____ DATA EXTRACT
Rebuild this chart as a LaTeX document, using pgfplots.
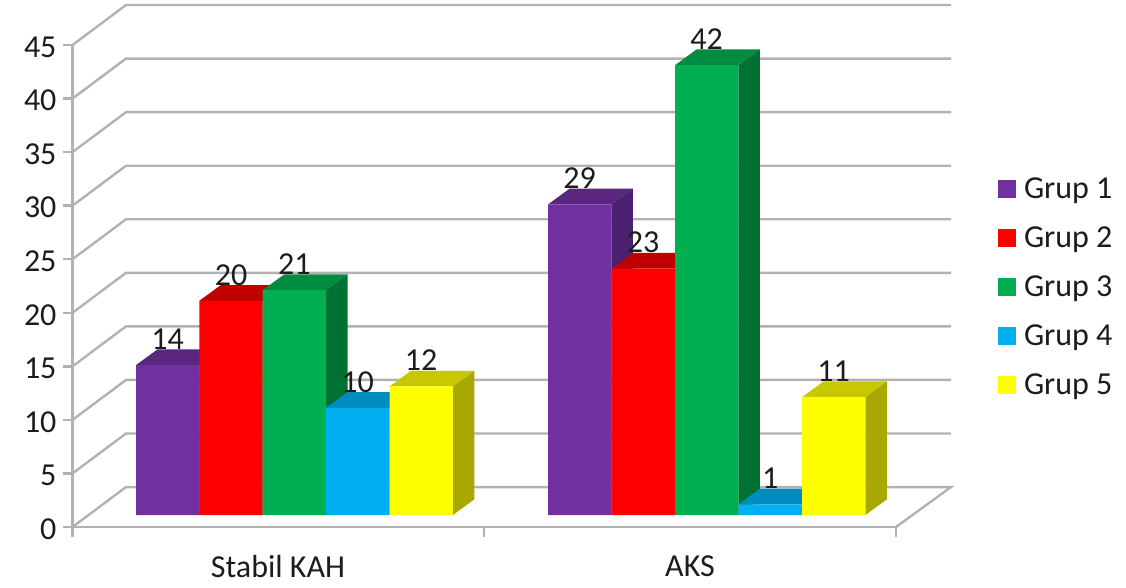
\documentclass[border=0pt]{standalone}
\usepackage{fontspec}
\setmainfont{Carlito}
\usepackage{pgfplots}
\pgfplotsset{compat=1.18}

\definecolor{wallgray}{HTML}{B2B2B2}
\definecolor{inkgray}{HTML}{1C1C1C}
\definecolor{grupA}{HTML}{7030A0}
\definecolor{grupAtop}{HTML}{592680}
\definecolor{grupAside}{HTML}{4A2070}
\definecolor{grupB}{HTML}{FF0000}
\definecolor{grupBtop}{HTML}{C00000}
\definecolor{grupBside}{HTML}{A80000}
\definecolor{grupC}{HTML}{00B050}
\definecolor{grupCtop}{HTML}{008C40}
\definecolor{grupCside}{HTML}{007033}
\definecolor{grupD}{HTML}{00B0F0}
\definecolor{grupDtop}{HTML}{008CBF}
\definecolor{grupDside}{HTML}{0070A0}
\definecolor{grupE}{HTML}{FFFF00}
\definecolor{grupEtop}{HTML}{C8C800}
\definecolor{grupEside}{HTML}{A8A800}

\newcommand{\chartfont}{\fontsize{24}{24}\selectfont}

% Receding top and side faces of one bar: left edge, value, colour name.
% The bars are 63.4 wide, the depth is 21.5 across and 1.466 value units up.
\newcommand{\barfaces}[3]{%
  \pgfmathsetmacro{\xr}{#1+63.4}%
  \pgfmathsetmacro{\xb}{#1+21.5}%
  \pgfmathsetmacro{\xc}{#1+63.4+21.5}%
  \pgfmathsetmacro{\yb}{#2+1.466}%
  \addplot[sharp plot, fill=#3top, draw=none, forget plot]
    coordinates {(#1,#2) (\xr,#2) (\xc,\yb) (\xb,\yb)} -- cycle;
  \addplot[sharp plot, fill=#3side, draw=none, forget plot]
    coordinates {(\xr,0) (\xr,#2) (\xc,\yb) (\xc,1.466)} -- cycle;
}

\pgfplotsset{
  front bar/.style={
    ybar, draw=none, fill=#1,
    nodes near coords={\pgfmathprintnumber\pgfplotspointmeta},
    nodes near coords align={anchor=base},
    every node near coord/.append style={font=\chartfont, text=inkgray,
      yshift=11.8pt, inner sep=0pt},
  },
}

\begin{document}
\begin{tikzpicture}[x=1pt,y=1pt]
\useasboundingbox (0,0) rectangle (844.5,440.25);

% Value axis, category axis and the grid lines running over side and back wall.
\begin{axis}[
  at={(54.375pt,45pt)}, anchor=south west,
  scale only axis, width=617.625pt, height=361.5pt,
  xmin=72.5, xmax=896, ymin=0, ymax=45,
  clip=false,
  axis x line*=bottom, axis y line*=left,
  axis line style={wallgray, line width=1.8pt},
  tick style={wallgray, line width=1.8pt},
  tick align=outside,
  major tick length=7.5pt, minor tick length=7.5pt,
  ytick={0,5,...,45},
  xtick={278,690},
  xticklabels={Stabil KAH,AKS},
  minor xtick={72.5,484,896},
  major x tick style={draw=none},
  tick label style={font=\chartfont, text=inkgray},
  xticklabel style={yshift=-10.5pt},
  yticklabel style={xshift=-1pt, yshift=-1.5pt},
  /pgf/number format/assume math mode=true,
]
\addplot[wallgray, line width=1.8pt] coordinates {(896,0) (951,3.73) (126,3.73) (72.5,0)};
\addplot[wallgray, line width=1.8pt] coordinates {(72.5,5) (126,8.73) (951,8.73)};
\addplot[wallgray, line width=1.8pt] coordinates {(72.5,10) (126,13.73) (951,13.73)};
\addplot[wallgray, line width=1.8pt] coordinates {(72.5,15) (126,18.73) (951,18.73)};
\addplot[wallgray, line width=1.8pt] coordinates {(72.5,20) (126,23.73) (951,23.73)};
\addplot[wallgray, line width=1.8pt] coordinates {(72.5,25) (126,28.73) (951,28.73)};
\addplot[wallgray, line width=1.8pt] coordinates {(72.5,30) (126,33.73) (951,33.73)};
\addplot[wallgray, line width=1.8pt] coordinates {(72.5,35) (126,38.73) (951,38.73)};
\addplot[wallgray, line width=1.8pt] coordinates {(72.5,40) (126,43.73) (951,43.73)};
\addplot[wallgray, line width=1.8pt] coordinates {(72.5,45) (126,48.73) (951,48.73)};
\end{axis}

% Bars: x runs over the width of the chart, y is the value on the bars' front plane.
\begin{axis}[
  at={(0pt,0pt)}, anchor=south west,
  scale only axis, width=844.5pt, height=440.25pt,
  xmin=0, xmax=1126, ymin=-6.723, ymax=48.086,
  hide axis, clip=false,
  bar width=63.4, bar shift=0pt,
  /pgf/number format/assume math mode=true,
  legend style={at={(axis cs:998,31.76)}, anchor=north west, draw=none, fill=none,
    font=\chartfont, text=inkgray, inner sep=0pt, outer sep=0pt,
    row sep=15.75pt, /tikz/every odd column/.append style={column sep=3.75pt},
    cells={anchor=west}},
  legend image code/.code={%
    \path[#1, draw=none] (0pt,-6.75pt) rectangle (13.75pt,6.75pt);},
]
\barfaces{136}{14}{grupA}
\barfaces{548}{29}{grupA}
\addplot[front bar=grupA] coordinates {(167.7,14) (579.7,29)};
\addlegendentry{Grup 1}

\barfaces{199.3}{20}{grupB}
\barfaces{611.5}{23}{grupB}
\addplot[front bar=grupB] coordinates {(231,20) (643.2,23)};
\addlegendentry{Grup 2}

\barfaces{262.7}{21}{grupC}
\barfaces{675}{42}{grupC}
\addplot[front bar=grupC] coordinates {(294.4,21) (706.7,42)};
\addlegendentry{Grup 3}

\barfaces{326}{10}{grupD}
\barfaces{738.5}{1}{grupD}
\addplot[front bar=grupD] coordinates {(357.7,10) (770.2,1)};
\addlegendentry{Grup 4}

\barfaces{389.5}{12}{grupE}
\barfaces{802}{11}{grupE}
\addplot[front bar=grupE] coordinates {(421.2,12) (833.7,11)};
\addlegendentry{Grup 5}
\end{axis}
\end{tikzpicture}
\end{document}
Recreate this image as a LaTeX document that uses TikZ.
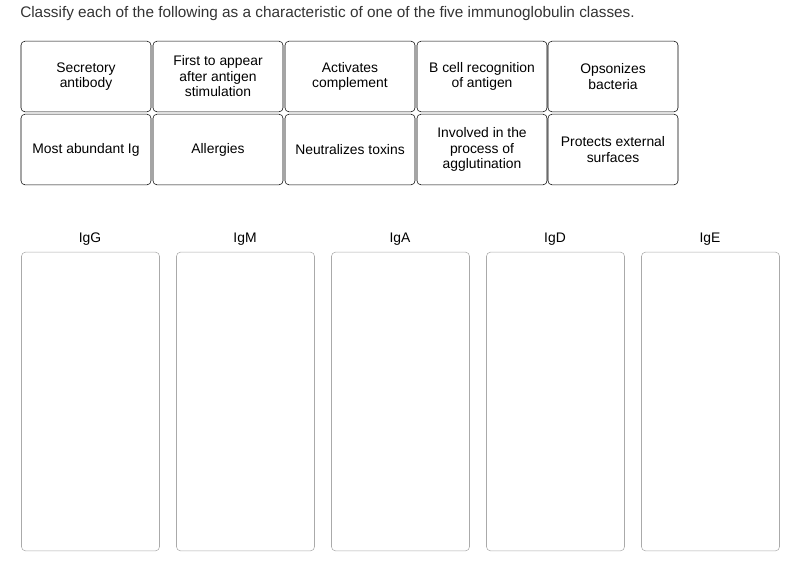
\documentclass[tikz,border=0pt]{standalone}
\usepackage{fontspec}
\setmainfont{Liberation Sans}
\definecolor{binline}{RGB}{170,170,170}
\definecolor{textgray}{RGB}{51,51,51}
\tikzset{
  card/.style={draw=black, rounded corners=3pt, minimum width=97.5pt, minimum height=53pt,
               align=center, font=\fontsize{10.4}{11.6}\selectfont, inner sep=1pt},
  bin/.style={draw=binline, rounded corners=3pt, minimum width=103.5pt, minimum height=224pt},
  binlabel/.style={font=\fontsize{10.4}{12}\selectfont}
}
\begin{document}
\begin{tikzpicture}[x=0.75pt, y=-0.75pt]
            \useasboundingbox (0,0) rectangle (795,561);
            \node[anchor=west, font=\fontsize{11.5}{13}\selectfont, text=textgray, inner sep=0pt] (title) at (20,14)
                 {Classify each of the following as a characteristic of one of the five immunoglobulin classes.};
            % first row of cards
            \node[card] (secretory)  at ( 86, 76.5) {Secretory\\antibody};
            \node[card] (first)      at (218, 76.5) {First to appear\\after antigen\\stimulation};
            \node[card] (complement) at (350, 76.5) {Activates\\complement};
            \node[card] (bcell)      at (482, 76.5) {B cell recognition\\of antigen};
            \node[card] (opsonizes)  at (613, 76.5) {Opsonizes\\bacteria};
            % second row of cards
            \node[card] (abundant)   at ( 86,149.5) {Most abundant Ig};
            \node[card] (allergies)  at (218,149.5) {Allergies};
            \node[card] (toxins)     at (350,149.5) {Neutralizes toxins};
            \node[card] (agglut)     at (482,149.5) {Involved in the\\process of\\agglutination};
            \node[card] (external)   at (613,149.5) {Protects external\\surfaces};
            % bins
            \foreach \name/\x in {IgG/90, IgM/245, IgA/400, IgD/555, IgE/710}{
                \node[binlabel] (lab\name) at (\x,239) {\name};
                \node[bin] (bin\name) at (\x+0.5,401.5) {};
            }
        \end{tikzpicture}
\end{document}
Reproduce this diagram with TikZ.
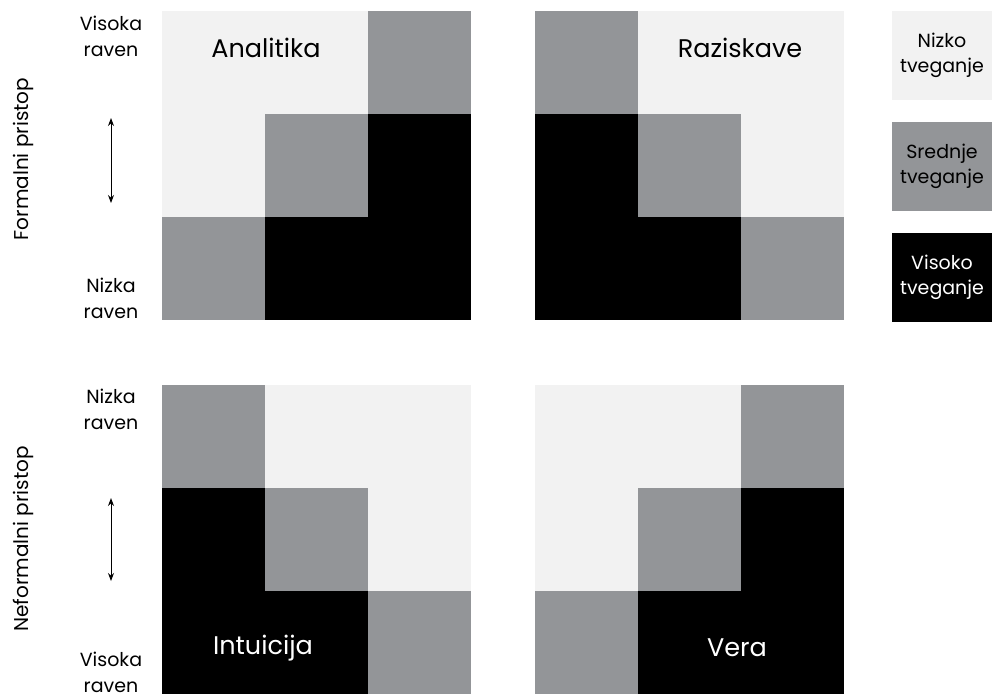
________
### INSTRUCTIONS TO FOLLOW
Repeat the records above exactly, from the first line through the line containing "(0,0) rectangle (844.5,440.25);", and leave out the pictures.

### FINISHED TASK
Rebuild this chart as a LaTeX document, using pgfplots.
\documentclass[border=0pt]{standalone}
\usepackage{fontspec}
\setmainfont{Carlito}
\usepackage{pgfplots}
\pgfplotsset{compat=1.18}

\definecolor{wallgray}{HTML}{B2B2B2}
\definecolor{inkgray}{HTML}{1C1C1C}
\definecolor{grupA}{HTML}{7030A0}
\definecolor{grupAtop}{HTML}{592680}
\definecolor{grupAside}{HTML}{4A2070}
\definecolor{grupB}{HTML}{FF0000}
\definecolor{grupBtop}{HTML}{C00000}
\definecolor{grupBside}{HTML}{A80000}
\definecolor{grupC}{HTML}{00B050}
\definecolor{grupCtop}{HTML}{008C40}
\definecolor{grupCside}{HTML}{007033}
\definecolor{grupD}{HTML}{00B0F0}
\definecolor{grupDtop}{HTML}{008CBF}
\definecolor{grupDside}{HTML}{0070A0}
\definecolor{grupE}{HTML}{FFFF00}
\definecolor{grupEtop}{HTML}{C8C800}
\definecolor{grupEside}{HTML}{A8A800}

\newcommand{\chartfont}{\fontsize{24}{24}\selectfont}

% Receding top and side faces of one bar: left edge, value, colour name.
% The bars are 63.4 wide, the depth is 21.5 across and 1.466 value units up.
\newcommand{\barfaces}[3]{%
  \pgfmathsetmacro{\xr}{#1+63.4}%
  \pgfmathsetmacro{\xb}{#1+21.5}%
  \pgfmathsetmacro{\xc}{#1+63.4+21.5}%
  \pgfmathsetmacro{\yb}{#2+1.466}%
  \addplot[sharp plot, fill=#3top, draw=none, forget plot]
    coordinates {(#1,#2) (\xr,#2) (\xc,\yb) (\xb,\yb)} -- cycle;
  \addplot[sharp plot, fill=#3side, draw=none, forget plot]
    coordinates {(\xr,0) (\xr,#2) (\xc,\yb) (\xc,1.466)} -- cycle;
}

\pgfplotsset{
  front bar/.style={
    ybar, draw=none, fill=#1,
    nodes near coords={\pgfmathprintnumber\pgfplotspointmeta},
    nodes near coords align={anchor=base},
    every node near coord/.append style={font=\chartfont, text=inkgray,
      yshift=11.8pt, inner sep=0pt},
  },
}

\begin{document}
\begin{tikzpicture}[x=1pt,y=1pt]
\useasboundingbox (0,0) rectangle (844.5,440.25);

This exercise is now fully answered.